Üretim yapabilmesi için köylümüze verilmesi gereken destek yurt dışına akıtılıyor. Kendi ülkemizde yetiştirebileceğimiz buğday, arpa, mısır vb. hububat ürünleri ithal ediliyor. Üstelik AKP’giller bunu öyle bir kılıf altında yapıyor ki, üretimi azalan, fiyatı artan ürün için anında ithalat kararı alıyorlar. Güya fiyat düşürülecek. Üretimi arttırmak, köylüyü desteklemek, fiyat artışlarına gerçek anlamda çözüm üretmek yerine, gümrük vergileri sıfırlanıyor bu ürünler için. Toprak Mahsulleri Ofisi artık ithalat ofisi gibi çalışıyor.

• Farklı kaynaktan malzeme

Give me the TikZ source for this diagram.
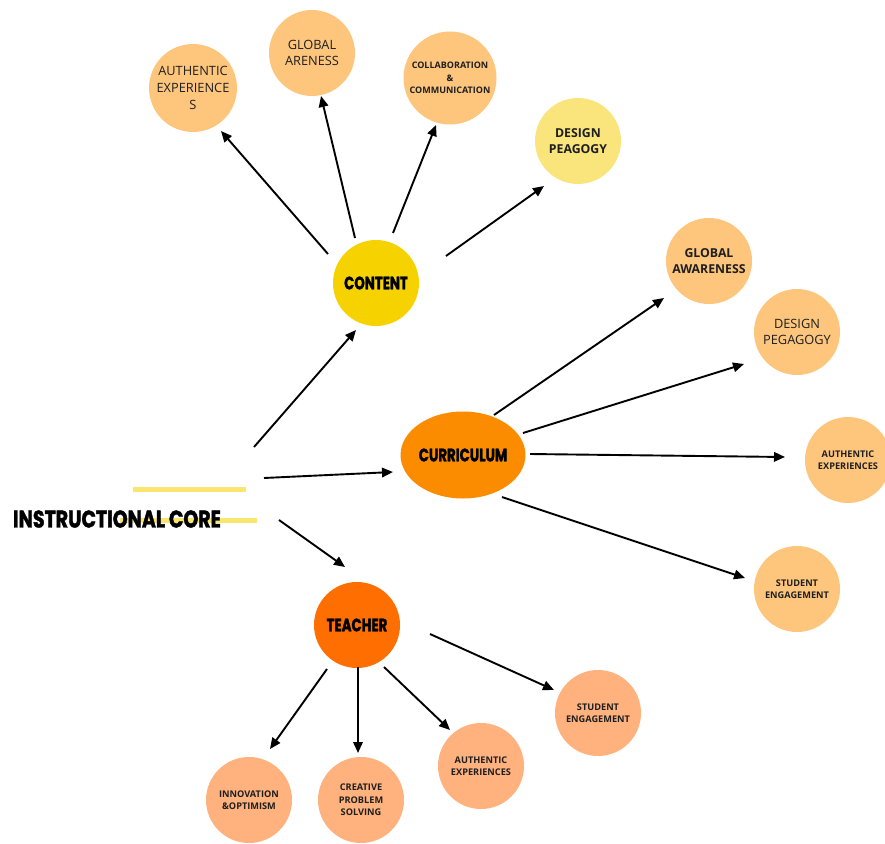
\documentclass[tikz,border=0pt]{standalone}
\usepackage{fontspec}
\setmainfont{Open Sans}
\newfontfamily\headfont{Poppins}[FakeStretch=0.74, FakeBold=1.6]
\newfontfamily\corefont{Poppins}[FakeStretch=0.79, FakeBold=1.8]
\usetikzlibrary{calc,arrows.meta,shapes.geometric}

\definecolor{cContent}{RGB}{246,211,0}
\definecolor{cCurric}{RGB}{251,140,0}
\definecolor{cTeacher}{RGB}{255,110,0}
\definecolor{cPeach}{RGB}{254,198,125}
\definecolor{cPaleYellow}{RGB}{250,229,125}
\definecolor{cSalmon}{RGB}{255,178,125}
\definecolor{cStroke}{RGB}{250,230,110}
\definecolor{cInk}{RGB}{30,30,30}

\begin{document}
\begin{tikzpicture}[x=1pt,y=-1pt,
  bubble/.style={circle, minimum size=86pt, inner sep=0pt, align=center, text=cInk},
  hub/.style={inner sep=0pt, align=center, text=black, font=\headfont\bfseries\fontsize{18}{20}\selectfont},
  regtext/.style={font=\fontsize{12.8}{16.7}\selectfont},
  midtext/.style={font=\bfseries\fontsize{12.3}{16.5}\selectfont},
  smalltext/.style={font=\bfseries\fontsize{9.2}{12.5}\selectfont},
  arr/.style={-{Triangle[length=11pt,width=9.5pt]}, line width=1.9pt, black},
  highlight/.style={line width=5pt, cStroke}
]
\useasboundingbox (0,0) rectangle (885,843);

% highlight strokes behind the title
\draw[highlight] (133,489) -- (246,489);
\draw[highlight] (120,520) -- (257,520);

% central hubs
\node[font=\corefont\bfseries\fontsize{24}{26}\selectfont, inner sep=0pt] (core) at (117,519) {INSTRUCTIONAL CORE};
\node[hub, circle, fill=cContent, minimum size=86pt] (content) at (376,283) {CONTENT};
\node[hub, ellipse, fill=cCurric, minimum width=124pt, minimum height=87pt] (curric) at (463,455) {CURRICULUM};
\node[hub, circle, fill=cTeacher, minimum size=86pt] (teacher) at (357,625) {TEACHER};

% content branch
\node[bubble, fill=cPeach, minimum size=88pt, regtext] (authA) at (193,88) {AUTHENTIC\\EXPERIENCE\\S};
\node[bubble, fill=cPeach, regtext] (globA) at (312,53) {GLOBAL\\ARENESS};
\node[bubble, fill=cPeach, minimum size=93pt, font=\bfseries\fontsize{9}{12.5}\selectfont] (collab) at (450,78) {COLLABORATION\\\&\\COMMUNICATION};
\node[bubble, fill=cPaleYellow, midtext] (designA) at (578,141) {DESIGN\\PEAGOGY};

% curriculum branch
\node[bubble, fill=cPeach, midtext] (globB) at (709,261) {GLOBAL\\AWARENESS};
\node[bubble, fill=cPeach, regtext] (designB) at (797,332) {DESIGN\\PEGAGOGY};
\node[bubble, fill=cPeach, smalltext] (authB) at (848,460) {AUTHENTIC\\EXPERIENCES};
\node[bubble, fill=cPeach, smalltext] (studB) at (797,589) {STUDENT\\ENGAGEMENT};

% teacher branch
\node[bubble, fill=cSalmon, smalltext] (innov) at (249,800) {INNOVATION\\\&OPTIMISM};
\node[bubble, fill=cSalmon, smalltext] (creative) at (361,800) {CREATIVE\\PROBLEM\\SOLVING};
\node[bubble, fill=cSalmon, smalltext] (authC) at (481,766) {AUTHENTIC\\EXPERIENCES};
\node[bubble, fill=cSalmon, smalltext] (studC) at (598,713) {STUDENT\\ENGAGEMENT};

% connectors from the core
\draw[arr] ($(core)+(137,-72)$) -- ($(content)+(-20,47)$);
\draw[arr] ($(core)+(147,-41)$) -- ($(curric)+(-70,17)$);
\draw[arr] ($(core)+(162,1)$) -- ($(teacher)+(-12,-58)$);

% connectors from content
\draw[arr] ($(content)+(-48,-29)$) -- ($(authA)+(28,43)$);
\draw[arr] ($(content)+(-21,-45)$) -- ($(globA)+(9,43)$);
\draw[arr] ($(content)+(17,-50)$) -- ($(collab)+(-14,47)$);
\draw[arr] ($(content)+(70,-27)$) -- ($(designA)+(-34,45)$);

% connectors from curriculum
\draw[arr] ($(curric)+(31,-40)$) -- ($(globB)+(-45,37)$);
\draw[arr] ($(curric)+(60,-22)$) -- ($(designB)+(-53,32)$);
\draw[arr] ($(curric)+(67,-1)$) -- ($(authB)+(-63,-3)$);
\draw[arr] ($(curric)+(39,42)$) -- ($(studB)+(-52,-11)$);

% connectors from teacher
\draw[arr] ($(teacher)+(-30,44)$) -- ($(innov)+(21,-51)$);
\draw[arr] ($(teacher)+(1,42)$) -- ($(creative)+(-3,-47)$);
\draw[arr] ($(teacher)+(27,42)$) -- ($(authC)+(-31,-36)$);
\draw[arr] ($(teacher)+(73,9)$) -- ($(studC)+(-44,-23)$);
\end{tikzpicture}
\end{document}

Daha önceki yazılarımızda da belirttiğimiz gibi, gıda fiyatlarındaki artışın nedenleri ortadan kaldırılmadan fiyatlar düşürülemez.
Halkın Kurtuluş Partisi Programı’nda, “Devlet Politikası” bölümünde, aldığımız her ürünle zorunlu olarak ödediğimiz dolaylı vergilerin ve halkımızın baş belası olan, ABD-AB Emperyalistleri ve onların yerli işbirlikçisi AKP’giller’in yarattığı enflasyonun nasıl önleneceği şöyle anlatılır:
“4- DEVLET POLİTİKASI:
“a) Dolaylı Vergiler: Türkiye’de 13 senede (1941-1954 arasında) bütçenin yarısından üçte ikisine çıktığından, ilk hedef olarak bu oran tersine çevrilecek.
“(…)Yani bugün de dolaylı vergiler, toplanabilen bütün vergilerin yüzde 66’sını bulmaktadır. Bu durum yerli-yabancı Parababaları çetesinin ve onların emrindeki siyasi iktidarların halka karşı acımasızlıklarının bir göstergesidir.
“e) Enflasyon: Bugün yapıldığı gibi IMF ve Dünya Bankası emirleri doğrultusunda Halkın alım gücü (tüketimi) düşürülerek, Halkımızı bir şey alamaz, yiyemez, tüketemez duruma getirip enflasyonu güya düşürme düzenbazlığına son verilecek. Üretim artırılarak mal bolluğu yaratılacak ve gerçek ucuzluk sağlanacak.”
Hayat pahalılığından da, fahiş gıda fiyatlarından da Halkın Demokratik İktidarında kurtulacağız.
Bunu da Halkın Kurtuluş Partisi başaracak, başkası değil!